The push-up contestIn Bombay, the Gateway of India, across from the Taj Hotel there are some statues of Vivekananda and Shivaji. I am a Bengali, so I have great admiration for Shivaji. My Bengali teacher once gave me eight out of four for an article I wrote about Shivaji. My teacher’s highest mark was normally four out of four, but that time he gave me eight out of four. I had great admiration for Shivaji, and I have a very close connection with his soul. Vivekananda was also my hero.
Around five o’clock in the morning, I went running a little. My running is not even jogging; it is something worse than jogging. Then I started taking exercise. A teenage boy between 16 and 19 years old was also taking exercise. I was very pleased and amused, and I was immediately trying to imitate what he did. He was very happy and proud.
Then he started doing deep knee bends. Poor me, I can’t bend at all. My knee bends were wrong, and he started laughing. While he did four knee bends, I could not even take the position to do half a knee bend. It was too much for him; he laughed and laughed.
Then I said to him, “Do you know how to do push-ups?”
He said, “No!”
Then I showed him one and he said, “Oh, I can do it easily.”
I said, “Good. Let us have a competition. If you win, I will give you ten rupees. But if I win, you don’t have to give me a thing.”
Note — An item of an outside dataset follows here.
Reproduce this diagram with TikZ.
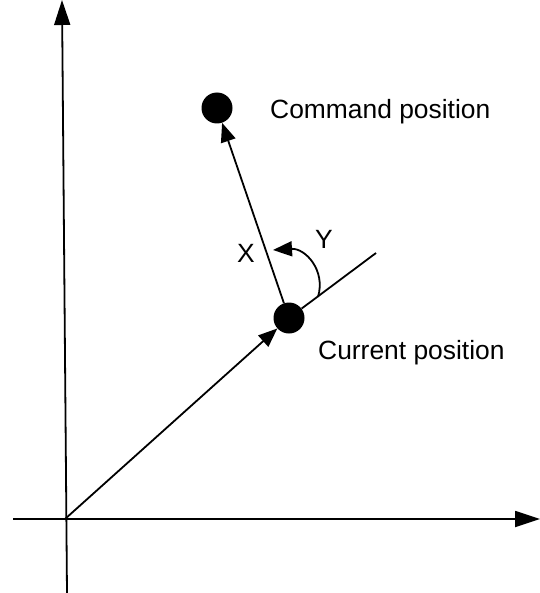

He was so happy, because he saw how I was doing the other exercises. I was an old man and he was young, and he felt he could easily win.
I asked him his name. He said his name was Darika, which means guard. The Taj Hotel was right in front of our exercise area, so I asked if he worked there. He said he was a student.
Anyway, I let him start in the push-up contest. So we counted, “One, two, three, four….” He did 20. He was so happy, and I was so pleased that he had done 20. Then I started doing push-ups. I did one, two, three, four, five, and then, after eight, I became so exhausted. I pretended that I had no breath and that I was absolutely collapsing. With greatest difficulty I went up to 18. Then I surrendered. To do more was absolutely impossible. He was so happy that he had defeated me by two. I gave him 10 rupees immediately, and he put it in his pocket. He was so happy and proud because after eight I was struggling and struggling, whereas he did 20 and got the prize.
When the competition was all over, I said to him, “The competition is over. Now let me try again, just for exercise.”
He was so happy, and he said, “All right.” I asked him to count.
So 18 passed, 20 went, then 30, 40, 60, 100. When it became 118, I gave up. Then he took out the 10 rupees and returned them.
I said, “No, no! It is whoever wins during the competition time. I can’t take the money from you.”
He said, “No, no!”
I said, “No, in the competition I did 18 and you did 20. So you deserve it.” So I gave the money back to him and said, “Now, you go!”
Vivekananda’s spirit was the witness.